Текст как текст | страница 37



Поэтическое Я сменяется поведенческим Я, прозаически панибратствующим со стихотворным.

Смотрите, как на мне топорщится пиджак… Довольно кукситься! Бумаги в стол засунем!.. Прыжок – и я в уме…

И столько мучительной злости
Таит в себе каждый намек,
Как будто вколачивал гвозди
Некрасова здесь молоток, —

напишет бывший автор «Tristia», провожая прощальным взглядом свою поэтику.

12

У Мандельштама граница поэзии и прозы не наблюдается, как у русалки переход в хвост, как у кентавра переход в лошадь, как и у прочих монстров культуры… Говорили, что в обличье У поэта нечто птичье И египетское есть… Гнутым словом забавлялся, Птичьим клювом улыбался…

Однако «1 января 1924 года» ведет в прозу так же, как «Четвертая проза» – в «Воронежские тетради».

Я должен жить, дыша и большевея…
Подсознание вводит в строку вошь.

Цитируя современность: хотел как лучше, а получилось как всегда.

Не получится.

Поиски общей жизни не равны общему делу.

Искренность усилий не равна энергии заблуждения.

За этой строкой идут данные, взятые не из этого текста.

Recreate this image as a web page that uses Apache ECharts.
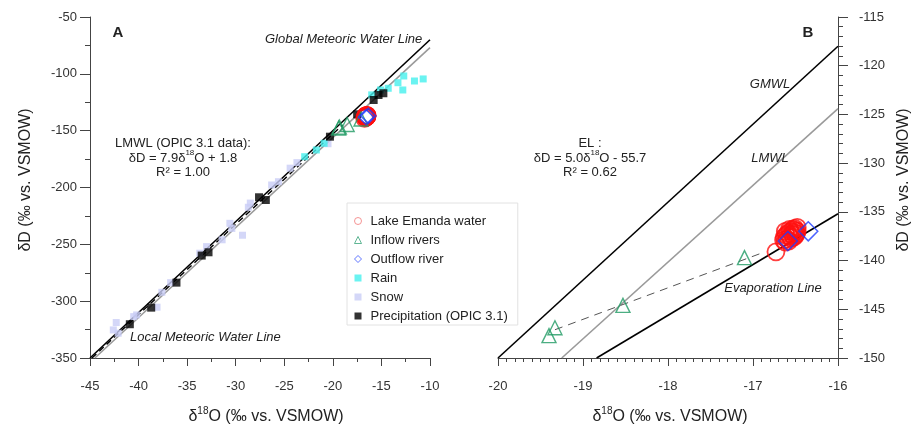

Современники – сокамерники. Гений помещен в одиночку.

13

На границе прозы и поэзии расположено поведение. Если человек не в силах ничего создать, он может подать пример. В лучшие времена – стрелялись на дуэли, в худшие – сами стрелялись и вешались.

«На безмолвие стен человек отвечает безмолвием».

Смелость человека – на месте поэтической смелости.

Рвать расстрельные списки у Блюмкина, бить Алексея Толстого палкой по голове. После этого можно и по начальству побегать.

14

Никогда я по начальству не бегал. Николая Ивановича у меня не было.

А тут побежал. Даже с азартом.

Владивосток отстоит от Москвы не только на много тысяч километров и часов разницы, но и в истории. Тут советская власть на пять лет позже и на столько же лет прочнее: где у нас уже разрушилась – там еще разрушается, где у нас уже с транспарантами не ходят – здесь еще собираются: одни за мэра, другие против губернатора.

Меня не за того приняли: то ли за ревизора, то ли за Хлестакова. То есть приняли – и тот, и другой.

Один подарил мне свою фотографию, другой почему-то – мою.

Главное, что оба согласились, что памятник надо установить в будущем году в связи с шестидесятилетием гибели поэта.

15

Год, однако, шли переговоры, и будто я все это время продолжал сидеть в приемной у губернатора в очереди из врачей и казаков. Они были передо мной. Наконец секретарша (совершенная белочка, маленький грызунок – попробуй скажи лучше!) ввела меня под портрет Муравьева-Амурского, пред очи Самого, вручившего мне мой собственный портрет в рамочке.